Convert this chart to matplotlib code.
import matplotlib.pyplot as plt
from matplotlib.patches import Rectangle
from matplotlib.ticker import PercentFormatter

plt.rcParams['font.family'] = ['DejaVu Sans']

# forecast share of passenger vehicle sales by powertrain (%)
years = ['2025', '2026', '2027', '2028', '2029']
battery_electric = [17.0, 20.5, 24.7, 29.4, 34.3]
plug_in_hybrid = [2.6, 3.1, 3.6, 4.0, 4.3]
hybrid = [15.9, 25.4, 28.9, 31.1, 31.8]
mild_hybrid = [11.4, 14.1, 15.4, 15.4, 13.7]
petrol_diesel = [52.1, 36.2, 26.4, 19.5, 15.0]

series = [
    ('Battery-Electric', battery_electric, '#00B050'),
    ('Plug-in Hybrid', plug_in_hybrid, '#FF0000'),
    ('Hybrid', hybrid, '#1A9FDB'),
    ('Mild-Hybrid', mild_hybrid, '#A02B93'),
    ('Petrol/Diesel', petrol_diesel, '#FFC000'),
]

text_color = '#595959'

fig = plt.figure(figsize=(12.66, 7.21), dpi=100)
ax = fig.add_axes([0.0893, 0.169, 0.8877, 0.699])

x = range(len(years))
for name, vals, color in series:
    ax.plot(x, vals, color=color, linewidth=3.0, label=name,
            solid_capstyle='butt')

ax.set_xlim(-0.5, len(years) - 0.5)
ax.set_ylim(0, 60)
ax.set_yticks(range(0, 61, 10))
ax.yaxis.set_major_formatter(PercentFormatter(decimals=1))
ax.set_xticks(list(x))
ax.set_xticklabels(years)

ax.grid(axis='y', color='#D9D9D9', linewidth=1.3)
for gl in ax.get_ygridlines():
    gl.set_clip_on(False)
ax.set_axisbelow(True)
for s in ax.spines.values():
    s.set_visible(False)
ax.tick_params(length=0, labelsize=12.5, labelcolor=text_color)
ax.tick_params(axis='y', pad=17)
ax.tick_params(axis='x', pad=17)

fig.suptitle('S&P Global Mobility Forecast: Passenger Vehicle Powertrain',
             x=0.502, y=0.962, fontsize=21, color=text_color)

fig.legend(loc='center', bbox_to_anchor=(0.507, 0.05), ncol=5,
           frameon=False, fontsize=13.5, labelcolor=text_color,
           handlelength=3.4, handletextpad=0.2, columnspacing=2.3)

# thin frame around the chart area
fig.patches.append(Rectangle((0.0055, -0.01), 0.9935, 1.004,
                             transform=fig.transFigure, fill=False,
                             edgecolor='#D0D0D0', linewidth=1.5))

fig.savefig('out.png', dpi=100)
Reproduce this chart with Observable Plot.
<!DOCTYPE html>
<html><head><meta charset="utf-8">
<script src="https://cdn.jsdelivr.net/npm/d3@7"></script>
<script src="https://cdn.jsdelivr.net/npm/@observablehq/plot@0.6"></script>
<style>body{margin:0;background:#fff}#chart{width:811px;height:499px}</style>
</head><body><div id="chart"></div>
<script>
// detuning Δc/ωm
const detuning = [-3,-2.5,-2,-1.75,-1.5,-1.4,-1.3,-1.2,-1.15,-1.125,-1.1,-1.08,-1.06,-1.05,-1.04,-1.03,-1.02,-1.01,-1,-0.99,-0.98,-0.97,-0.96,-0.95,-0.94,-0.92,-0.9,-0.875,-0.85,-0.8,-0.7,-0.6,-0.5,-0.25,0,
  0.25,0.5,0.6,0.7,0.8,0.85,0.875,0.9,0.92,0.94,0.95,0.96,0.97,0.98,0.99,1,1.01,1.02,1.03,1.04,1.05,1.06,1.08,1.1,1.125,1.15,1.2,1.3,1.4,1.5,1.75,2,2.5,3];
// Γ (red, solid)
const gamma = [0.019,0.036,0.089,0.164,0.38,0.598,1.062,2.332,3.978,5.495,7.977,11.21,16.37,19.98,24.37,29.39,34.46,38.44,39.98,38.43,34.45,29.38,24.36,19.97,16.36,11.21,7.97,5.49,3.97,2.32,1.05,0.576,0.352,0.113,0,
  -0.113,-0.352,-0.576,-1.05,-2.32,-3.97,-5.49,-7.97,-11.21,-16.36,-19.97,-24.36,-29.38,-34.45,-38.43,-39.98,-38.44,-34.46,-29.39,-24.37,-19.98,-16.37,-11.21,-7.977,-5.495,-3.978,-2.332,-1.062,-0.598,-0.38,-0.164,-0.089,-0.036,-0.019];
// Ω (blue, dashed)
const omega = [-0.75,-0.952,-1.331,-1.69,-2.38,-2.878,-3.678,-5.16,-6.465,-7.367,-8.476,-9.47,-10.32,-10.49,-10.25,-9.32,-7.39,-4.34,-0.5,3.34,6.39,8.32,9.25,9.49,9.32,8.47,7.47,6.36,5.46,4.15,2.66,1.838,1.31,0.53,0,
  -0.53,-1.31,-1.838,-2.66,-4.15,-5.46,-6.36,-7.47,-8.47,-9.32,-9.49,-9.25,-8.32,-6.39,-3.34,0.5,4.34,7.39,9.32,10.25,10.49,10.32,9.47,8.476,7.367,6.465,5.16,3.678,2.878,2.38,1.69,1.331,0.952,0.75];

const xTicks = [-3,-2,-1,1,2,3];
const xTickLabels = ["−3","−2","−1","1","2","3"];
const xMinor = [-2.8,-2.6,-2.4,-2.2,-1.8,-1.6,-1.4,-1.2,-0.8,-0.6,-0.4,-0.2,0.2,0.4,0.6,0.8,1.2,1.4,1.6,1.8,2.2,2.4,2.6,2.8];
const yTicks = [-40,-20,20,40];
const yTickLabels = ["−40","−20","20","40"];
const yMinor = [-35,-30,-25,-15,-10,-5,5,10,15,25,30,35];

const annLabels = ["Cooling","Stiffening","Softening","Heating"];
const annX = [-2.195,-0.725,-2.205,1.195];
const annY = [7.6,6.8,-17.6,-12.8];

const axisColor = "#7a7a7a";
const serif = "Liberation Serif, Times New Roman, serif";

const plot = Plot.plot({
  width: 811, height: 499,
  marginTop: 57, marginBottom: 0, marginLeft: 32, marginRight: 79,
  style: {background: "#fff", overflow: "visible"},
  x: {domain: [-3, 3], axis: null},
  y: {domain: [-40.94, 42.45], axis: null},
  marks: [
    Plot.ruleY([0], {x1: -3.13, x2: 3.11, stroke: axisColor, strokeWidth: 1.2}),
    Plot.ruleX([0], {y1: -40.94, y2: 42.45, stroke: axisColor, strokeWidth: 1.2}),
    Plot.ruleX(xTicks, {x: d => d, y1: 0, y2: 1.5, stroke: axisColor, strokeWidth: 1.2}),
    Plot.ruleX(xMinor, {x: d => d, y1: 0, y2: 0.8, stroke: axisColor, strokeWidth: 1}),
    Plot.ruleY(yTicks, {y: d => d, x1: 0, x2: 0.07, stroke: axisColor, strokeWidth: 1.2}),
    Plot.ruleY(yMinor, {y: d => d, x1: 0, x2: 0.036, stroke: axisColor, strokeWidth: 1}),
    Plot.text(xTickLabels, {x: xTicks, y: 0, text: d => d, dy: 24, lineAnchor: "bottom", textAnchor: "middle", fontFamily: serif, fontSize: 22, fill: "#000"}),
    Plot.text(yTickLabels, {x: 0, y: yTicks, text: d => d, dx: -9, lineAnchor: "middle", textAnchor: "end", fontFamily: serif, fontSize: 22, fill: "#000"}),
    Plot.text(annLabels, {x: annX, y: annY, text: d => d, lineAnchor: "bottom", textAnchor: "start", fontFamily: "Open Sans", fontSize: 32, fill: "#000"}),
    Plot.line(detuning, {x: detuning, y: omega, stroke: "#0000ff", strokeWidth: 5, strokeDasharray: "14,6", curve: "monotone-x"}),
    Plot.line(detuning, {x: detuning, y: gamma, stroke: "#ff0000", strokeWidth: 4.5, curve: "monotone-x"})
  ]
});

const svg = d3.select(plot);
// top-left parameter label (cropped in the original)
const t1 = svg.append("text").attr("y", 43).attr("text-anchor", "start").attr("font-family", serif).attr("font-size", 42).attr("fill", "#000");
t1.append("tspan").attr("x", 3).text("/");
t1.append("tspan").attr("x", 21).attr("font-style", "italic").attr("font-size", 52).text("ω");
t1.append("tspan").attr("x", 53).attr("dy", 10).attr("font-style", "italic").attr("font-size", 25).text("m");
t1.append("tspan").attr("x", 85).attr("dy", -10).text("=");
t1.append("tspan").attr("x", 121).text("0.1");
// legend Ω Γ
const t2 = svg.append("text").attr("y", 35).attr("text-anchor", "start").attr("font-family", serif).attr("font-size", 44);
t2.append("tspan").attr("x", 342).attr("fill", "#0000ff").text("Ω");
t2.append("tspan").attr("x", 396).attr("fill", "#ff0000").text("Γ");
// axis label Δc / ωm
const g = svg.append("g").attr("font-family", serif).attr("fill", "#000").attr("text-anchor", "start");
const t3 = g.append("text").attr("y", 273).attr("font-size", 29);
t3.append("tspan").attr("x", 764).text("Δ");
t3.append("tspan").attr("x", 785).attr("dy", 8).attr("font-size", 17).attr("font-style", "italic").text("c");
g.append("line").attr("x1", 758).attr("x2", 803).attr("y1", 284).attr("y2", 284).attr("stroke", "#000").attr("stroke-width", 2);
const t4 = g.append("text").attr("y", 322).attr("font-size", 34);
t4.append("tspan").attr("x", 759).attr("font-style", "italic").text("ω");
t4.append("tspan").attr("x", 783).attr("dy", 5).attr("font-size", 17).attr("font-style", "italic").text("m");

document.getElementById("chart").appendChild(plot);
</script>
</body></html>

- - - -

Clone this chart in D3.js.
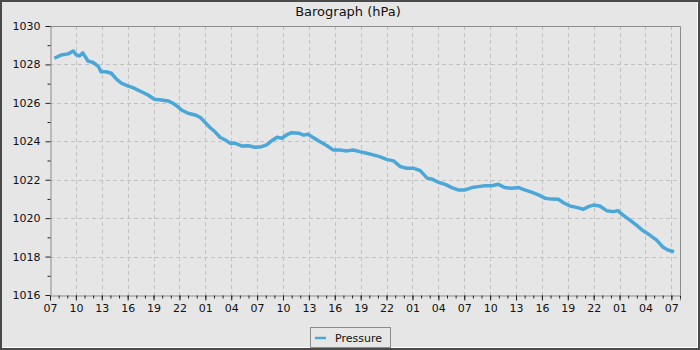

- - - -

Exercise brief: Pick out all the lines with the word "matplotlib" in them and copy them.

Output for this exercise:
Convert this chart to matplotlib code.
import matplotlib.pyplot as plt
from matplotlib.patches import Rectangle
from matplotlib.ticker import PercentFormatter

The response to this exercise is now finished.